School went well, and remarkably, she seemed to have survived the ridiculousness of her recent life. There was a moment at the playground when two boys got into a scuffle, and Jennifer asked, "Do you think you're werewolves?"

The boys thought that was brilliant. No one had ever scolded them like this before. They'd since made up and were now inseparable wolf brothers, tagging in and out to harass the other kids with exaggerated big bad wolf blows.

Ah, not that they hit anyone—they just huffed and puffed and blew into the other kids' faces.

Jennifer suppressed a smile as she reprimanded them for the umpteenth time: they were NOT big bad wolves.

A real big bad wolf would be Drake Darkfall. If you ignored the ridiculously fantasy-inspired name (what was she thinking?), that was a big bad wolf in every sense of the word. Of course, she didn't say that aloud. Instead, she told the boys they looked exactly like the strong heroes she needed to help distribute the reading books.

After school, Jennifer helped another teacher hang fruit-print paintings and admired how a horizontally cut apple made a perfect star in the middle.

"I read a picture book once," the teacher said. "Apples were used to catch stars."

Jennifer thought that was a beautiful idea—an everyday apple somehow holding a magical star inside it.

Back at the building, Jennifer's eyes immediately went to the lobby—and to the enormous crystal vase still brimming with impossibly large red roses. Then she noticed a man standing there, looking mildly perplexed.

Another unrealistically good-looking one, maybe in his fifties, dressed impeccably in a pressed suit, with a distinguished beard and steel-blue eyes that crinkled at the corners when he smiled—which he did now, at Jennifer's entrance.

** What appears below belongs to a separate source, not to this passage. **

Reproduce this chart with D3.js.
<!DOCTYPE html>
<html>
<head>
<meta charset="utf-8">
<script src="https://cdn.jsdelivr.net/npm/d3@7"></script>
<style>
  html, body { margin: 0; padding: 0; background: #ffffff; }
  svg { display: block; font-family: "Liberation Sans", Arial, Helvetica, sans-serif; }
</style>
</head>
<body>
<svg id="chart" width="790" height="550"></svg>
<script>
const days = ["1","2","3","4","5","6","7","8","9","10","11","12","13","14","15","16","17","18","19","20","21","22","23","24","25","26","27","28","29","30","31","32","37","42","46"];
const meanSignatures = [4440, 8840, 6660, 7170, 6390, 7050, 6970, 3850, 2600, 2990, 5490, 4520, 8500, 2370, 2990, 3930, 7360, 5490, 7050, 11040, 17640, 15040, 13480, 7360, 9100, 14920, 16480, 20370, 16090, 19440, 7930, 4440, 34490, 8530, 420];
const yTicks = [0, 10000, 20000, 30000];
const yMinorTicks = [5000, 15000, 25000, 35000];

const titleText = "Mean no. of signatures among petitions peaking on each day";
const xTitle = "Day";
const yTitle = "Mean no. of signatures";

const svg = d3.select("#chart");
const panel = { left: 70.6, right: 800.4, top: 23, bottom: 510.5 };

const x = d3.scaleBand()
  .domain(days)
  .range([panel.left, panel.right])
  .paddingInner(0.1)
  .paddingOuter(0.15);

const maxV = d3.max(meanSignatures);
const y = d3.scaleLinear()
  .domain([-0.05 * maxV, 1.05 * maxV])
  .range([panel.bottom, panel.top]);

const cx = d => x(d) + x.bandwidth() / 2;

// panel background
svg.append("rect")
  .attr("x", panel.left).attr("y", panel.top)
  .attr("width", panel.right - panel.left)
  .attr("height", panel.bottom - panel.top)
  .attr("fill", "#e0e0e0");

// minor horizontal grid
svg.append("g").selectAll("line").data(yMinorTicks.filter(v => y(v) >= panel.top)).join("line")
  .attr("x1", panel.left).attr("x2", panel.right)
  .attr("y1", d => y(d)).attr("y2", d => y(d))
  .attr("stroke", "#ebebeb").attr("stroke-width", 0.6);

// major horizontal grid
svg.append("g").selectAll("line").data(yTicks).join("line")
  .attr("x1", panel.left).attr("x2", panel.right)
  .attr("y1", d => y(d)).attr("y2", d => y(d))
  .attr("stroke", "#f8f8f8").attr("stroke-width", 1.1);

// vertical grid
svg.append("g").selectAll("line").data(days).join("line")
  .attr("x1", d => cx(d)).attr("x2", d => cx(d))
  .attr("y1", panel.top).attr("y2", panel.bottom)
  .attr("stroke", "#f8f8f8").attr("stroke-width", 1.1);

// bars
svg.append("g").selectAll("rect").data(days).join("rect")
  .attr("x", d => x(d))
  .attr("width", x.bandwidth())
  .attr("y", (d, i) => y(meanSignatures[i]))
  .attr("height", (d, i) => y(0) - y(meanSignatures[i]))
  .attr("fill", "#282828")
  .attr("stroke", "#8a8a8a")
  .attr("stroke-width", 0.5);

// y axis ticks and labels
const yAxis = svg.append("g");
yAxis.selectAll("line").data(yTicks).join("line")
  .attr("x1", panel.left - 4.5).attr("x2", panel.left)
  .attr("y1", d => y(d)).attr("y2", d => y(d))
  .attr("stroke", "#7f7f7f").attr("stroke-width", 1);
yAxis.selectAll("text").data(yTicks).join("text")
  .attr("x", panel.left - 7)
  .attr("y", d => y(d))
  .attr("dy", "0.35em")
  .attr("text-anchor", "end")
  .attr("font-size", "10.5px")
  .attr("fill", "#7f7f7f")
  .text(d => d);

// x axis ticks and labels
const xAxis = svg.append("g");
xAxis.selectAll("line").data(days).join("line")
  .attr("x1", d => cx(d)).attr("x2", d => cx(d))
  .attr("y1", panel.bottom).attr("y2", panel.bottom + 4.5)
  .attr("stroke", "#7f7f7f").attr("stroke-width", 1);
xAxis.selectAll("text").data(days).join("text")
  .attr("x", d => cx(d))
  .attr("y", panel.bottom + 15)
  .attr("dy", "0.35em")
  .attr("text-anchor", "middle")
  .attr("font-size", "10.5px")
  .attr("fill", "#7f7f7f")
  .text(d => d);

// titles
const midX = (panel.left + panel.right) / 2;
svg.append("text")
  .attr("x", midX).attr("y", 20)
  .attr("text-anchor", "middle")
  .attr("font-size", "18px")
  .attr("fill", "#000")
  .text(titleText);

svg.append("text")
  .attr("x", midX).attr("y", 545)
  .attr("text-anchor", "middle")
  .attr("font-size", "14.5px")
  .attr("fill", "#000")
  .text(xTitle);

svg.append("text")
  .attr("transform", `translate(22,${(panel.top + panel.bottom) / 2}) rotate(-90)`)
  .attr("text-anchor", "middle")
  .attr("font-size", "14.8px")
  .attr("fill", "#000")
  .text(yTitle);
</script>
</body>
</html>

"May I help you?" she asked. Mentally, she was already flipping through her webnovels for a wealthy-gentleman template. After all, every unrealistically handsome man who'd appeared in her building so far had a character somewhere in her prolific library.

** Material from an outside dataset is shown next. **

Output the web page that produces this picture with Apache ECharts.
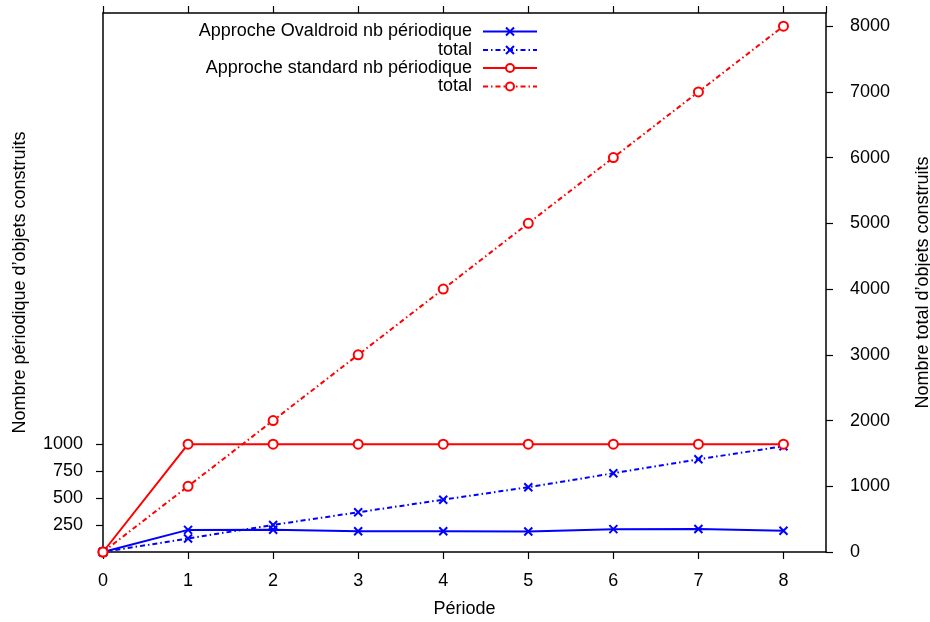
<!DOCTYPE html>
<html>
<head>
<meta charset="utf-8">
<script src="https://cdn.jsdelivr.net/npm/echarts@6/dist/echarts.min.js"></script>
<style>
  html, body { margin: 0; padding: 0; background: #fff; }
  #chart { width: 930px; height: 622px; }
</style>
</head>
<body>
<div id="chart"></div>
<script>
// données
var periodes = [0, 1, 2, 3, 4, 5, 6, 7, 8];
var ovaldroidPeriodique = [0, 205, 207, 192, 192, 190, 212, 213, 197];
var ovaldroidTotal = [0, 205, 412, 604, 796, 986, 1198, 1411, 1608];
var standardPeriodique = [0, 1000, 1000, 1000, 1000, 1000, 1000, 1000, 1000];
var standardTotal = [0, 1000, 2000, 3000, 4000, 5000, 6000, 7000, 8000];

var ticksGauche = [250, 500, 750, 1000];
var ticksDroite = [0, 1000, 2000, 3000, 4000, 5000, 6000, 7000, 8000];

var FONT = 'Liberation Sans';
var TAILLE = 18;
var BLEU = '#0000ff', ROUGE = '#ff0000';
var tiretPoint = [5, 3, 1.5, 3];

function paires(ys) {
	var out = [];
	for(var i = 0; i < periodes.length; i++) out.push([periodes[i], ys[i]]);
	return out;
}

function brut(v) { return String(v); }

var croix = 'path://M0,0L10,10M10,0L0,10';

var myChart = echarts.init(document.getElementById('chart'));

function legende(nom, texte, top) {
	return {
		data: [nom],
		right: 392,
		top: top,
		orient: 'vertical',
		align: 'right',
		padding: 0,
		itemWidth: 54,
		itemHeight: 10,
		selectedMode: false,
		formatter: function() { return texte; },
		textStyle: {
			fontFamily: FONT,
			fontSize: TAILLE,
			color: '#000',
			padding: [0, 6, 0, 0]
		}
	};
}

var ligneAxe = { show: true, onZero: false, lineStyle: { color: '#000', width: 1.5 } };
var tiret = { show: true, inside: false, length: 7, lineStyle: { color: '#000', width: 1.2 } };

var axeX = {
	type: 'value',
	min: 0,
	max: 8.5,
	interval: 1,
	axisLine: ligneAxe,
	axisTick: tiret,
	splitLine: { show: false }
};

var option = {
	animation: false,
	backgroundColor: '#fff',
	grid: { left: 103, right: 104, top: 13, bottom: 70, outerBoundsMode: 'none' },
	legend: [
		legende('Approche Ovaldroid nb périodique', 'Approche Ovaldroid nb périodique', 22.5),
		legende('Ovaldroid total', 'total', 41),
		legende('Approche standard nb périodique', 'Approche standard nb périodique', 59),
		legende('standard total', 'total', 77.5)
	],
	xAxis: [
		Object.assign({}, axeX, {
			position: 'bottom',
			name: 'Période',
			nameLocation: 'middle',
			nameGap: 48,
			nameTextStyle: { fontFamily: FONT, fontSize: TAILLE, color: '#000' },
			axisLabel: { fontFamily: FONT, fontSize: TAILLE, color: '#000', margin: 20, showMaxLabel: false }
		}),
		Object.assign({}, axeX, {
			position: 'top',
			axisLabel: { show: false }
		})
	],
	yAxis: [
		{
			type: 'value',
			position: 'left',
			min: 0,
			max: 5000,
			name: 'Nombre périodique d’objets construits',
			nameLocation: 'middle',
			nameGap: 74,
			nameRotate: 90,
			nameTextStyle: { fontFamily: FONT, fontSize: TAILLE, color: '#000' },
			axisLine: ligneAxe,
			axisTick: Object.assign({}, tiret, { customValues: ticksGauche }),
			axisLabel: { fontFamily: FONT, fontSize: TAILLE, color: '#000', margin: 20, customValues: ticksGauche, formatter: brut },
			splitLine: { show: false }
		},
		{
			type: 'value',
			position: 'right',
			min: 0,
			max: 8200,
			name: 'Nombre total d’objets construits',
			nameLocation: 'middle',
			nameGap: 88,
			nameRotate: 90,
			nameTextStyle: { fontFamily: FONT, fontSize: TAILLE, color: '#000' },
			axisLine: ligneAxe,
			axisTick: Object.assign({}, tiret, { customValues: ticksDroite }),
			axisLabel: { fontFamily: FONT, fontSize: TAILLE, color: '#000', margin: 24, customValues: ticksDroite, formatter: brut },
			splitLine: { show: false }
		}
	],
	series: [
		{
			name: 'Approche Ovaldroid nb périodique',
			type: 'line',
			yAxisIndex: 0,
			data: paires(ovaldroidPeriodique),
			symbol: croix,
			symbolSize: 8,
			clip: false,
			lineStyle: { color: BLEU, width: 2 },
			itemStyle: { color: BLEU, borderColor: BLEU, borderWidth: 2 }
		},
		{
			name: 'Ovaldroid total',
			type: 'line',
			yAxisIndex: 1,
			data: paires(ovaldroidTotal),
			symbol: croix,
			symbolSize: 8,
			clip: false,
			lineStyle: { color: BLEU, width: 2, type: tiretPoint },
			itemStyle: { color: BLEU, borderColor: BLEU, borderWidth: 2 }
		},
		{
			name: 'Approche standard nb périodique',
			type: 'line',
			yAxisIndex: 0,
			data: paires(standardPeriodique),
			symbol: 'emptyCircle',
			symbolSize: 9,
			clip: false,
			lineStyle: { color: ROUGE, width: 2 },
			itemStyle: { color: ROUGE, borderColor: ROUGE, borderWidth: 2 }
		},
		{
			name: 'standard total',
			type: 'line',
			yAxisIndex: 1,
			data: paires(standardTotal),
			symbol: 'emptyCircle',
			symbolSize: 9,
			clip: false,
			lineStyle: { color: ROUGE, width: 2, type: tiretPoint },
			itemStyle: { color: ROUGE, borderColor: ROUGE, borderWidth: 2 }
		}
	]
};

myChart.setOption(option);
</script>
</body>
</html>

"I'm looking for my mother."

"The landlady…" they both said at the same time.

Not because Jennifer had ever written about the landlady's son, but because something about the man—his kind smile, gentle manner—suddenly reminded her of the elderly woman.

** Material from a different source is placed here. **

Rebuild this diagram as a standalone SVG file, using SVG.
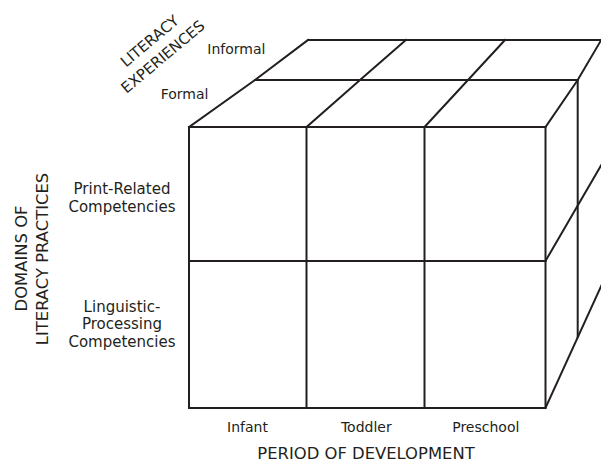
<svg xmlns="http://www.w3.org/2000/svg" width="601" height="462" viewBox="0 0 601 462">
  <style>
    .edge { fill: none; stroke: #231f20; stroke-width: 2; stroke-linecap: square; stroke-linejoin: miter; }
    .lbl { font-family: "DejaVu Sans", "Liberation Sans", sans-serif; fill: #231f20; }
    .sm { font-size: 14px; }
    .md { font-size: 15px; }
    .cap { font-size: 16.4px; }
    .tilt { font-size: 15px; }
    .mid { text-anchor: middle; }
  </style>
  <rect width="601" height="462" fill="#ffffff"/>

  <!-- cube wireframe -->
  <g id="cube" class="edge">
    <!-- front face -->
    <g id="front-face">
      <rect x="189" y="127" width="356.5" height="281"/>
      <line x1="189" y1="261" x2="545.5" y2="261"/>
      <line x1="306.5" y1="127" x2="306.5" y2="408"/>
      <line x1="424.5" y1="127" x2="424.5" y2="408"/>
    </g>
    <!-- top face -->
    <g id="top-face">
      <polyline points="189,127 255,80 308,40"/>
      <polyline points="306.5,127 360,80 406,40"/>
      <polyline points="424.5,127 468,80 505,40"/>
      <polyline points="545.5,127 577.7,80 603,37"/>
      <line x1="255" y1="80" x2="577.7" y2="80"/>
      <line x1="308" y1="40" x2="605" y2="40"/>
    </g>
    <!-- right face -->
    <g id="right-face">
      <line x1="577.7" y1="80" x2="577.7" y2="337"/>
      <line x1="545.5" y1="261" x2="603" y2="162"/>
      <line x1="545.5" y1="408" x2="603" y2="282"/>
    </g>
  </g>

  <!-- depth axis labels -->
  <g id="axis-experiences">
    <g transform="translate(153,45) rotate(-40)">
      <text class="lbl tilt mid" x="0" y="0">LITERACY</text>
      <text class="lbl tilt mid" x="0" y="20.5">EXPERIENCES</text>
    </g>
    <text class="lbl sm" x="207.3" y="54">Informal</text>
    <text class="lbl sm" x="160.7" y="99">Formal</text>
  </g>

  <!-- vertical axis labels -->
  <g id="axis-domains">
    <text class="lbl cap mid" transform="translate(26.7,258.5) rotate(-90)">DOMAINS OF</text>
    <text class="lbl cap mid" transform="translate(48.3,259) rotate(-90)">LITERACY PRACTICES</text>
    <text class="lbl md mid" x="122" y="193.5">Print-Related</text>
    <text class="lbl md mid" x="122" y="211.5">Competencies</text>
    <text class="lbl md mid" x="122" y="311.5">Linguistic-</text>
    <text class="lbl md mid" x="122" y="329.3">Processing</text>
    <text class="lbl md mid" x="122" y="346.7">Competencies</text>
  </g>

  <!-- horizontal axis labels -->
  <g id="axis-period">
    <text class="lbl sm mid" x="247.5" y="431.7">Infant</text>
    <text class="lbl sm mid" x="366.3" y="431.7">Toddler</text>
    <text class="lbl sm mid" x="485.8" y="431.7">Preschool</text>
    <text class="lbl cap mid" x="366" y="458.5">PERIOD OF DEVELOPMENT</text>
  </g>
</svg>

"Yes," he nodded. "Do you know where she is?"

He was undeniably nice. Just like his mother. Alluring, patient, gentle, and charming—all at the same time. But Jennifer also knew what that implied: he probably had a backbone of steel and a stubbornness that wouldn't take no for an answer.

This was the son of the woman who'd left food boxes at her front door for more than a decade, despite Jennifer insisting it wasn't necessary. The same woman who now insisted she was retired and refused to discuss returning the building deed.

How should she explain this?

"Your mother isn't here," Jennifer said. "She sold me the building and retired."

The man frowned. He actually looked even handsomer with such an expression.

Wait. What was she thinking?

Omg. Did he think she had scammed his gentle old mother out of her property?

"What did my mother do now?" the man sighed deeply.

"She…" Jennifer tried again. "She sold me the building—"

He raised a hand for her to stop. She did. It was obvious this hand was used to being obeyed.

"Please allow me to apologize on her behalf," he said, shaking his head. "I understand my mother can be overbearing and unreasonable…"

Jennifer shook her head. "No… She—"

"Say no more," he interrupted. "She is a merciless shark, I'd admit."

Wait, no. Hang on, were they even talking about the same person here?

"They don't call her the Empress Dowager for nothing," he added, his tone slightly subdued.

"No wait, there must be some misunderstanding…" Jennifer tried again.

The man's frown deepened as he studied her. "She probably tricked you into it. She is indeed a conniving fox."

At that moment, Adrian came downstairs. (Why was he here?)

He paused at the scene: Jennifer facing the tall, frowning gentleman. Then he stepped forward with the resigned air of a man taking out the trash.

"Excuse me, sir. Is there a problem?"

That was how Jennifer found herself sandwiched between two incredibly sexy gentlemen in a face off so intense it made the air around them turn static.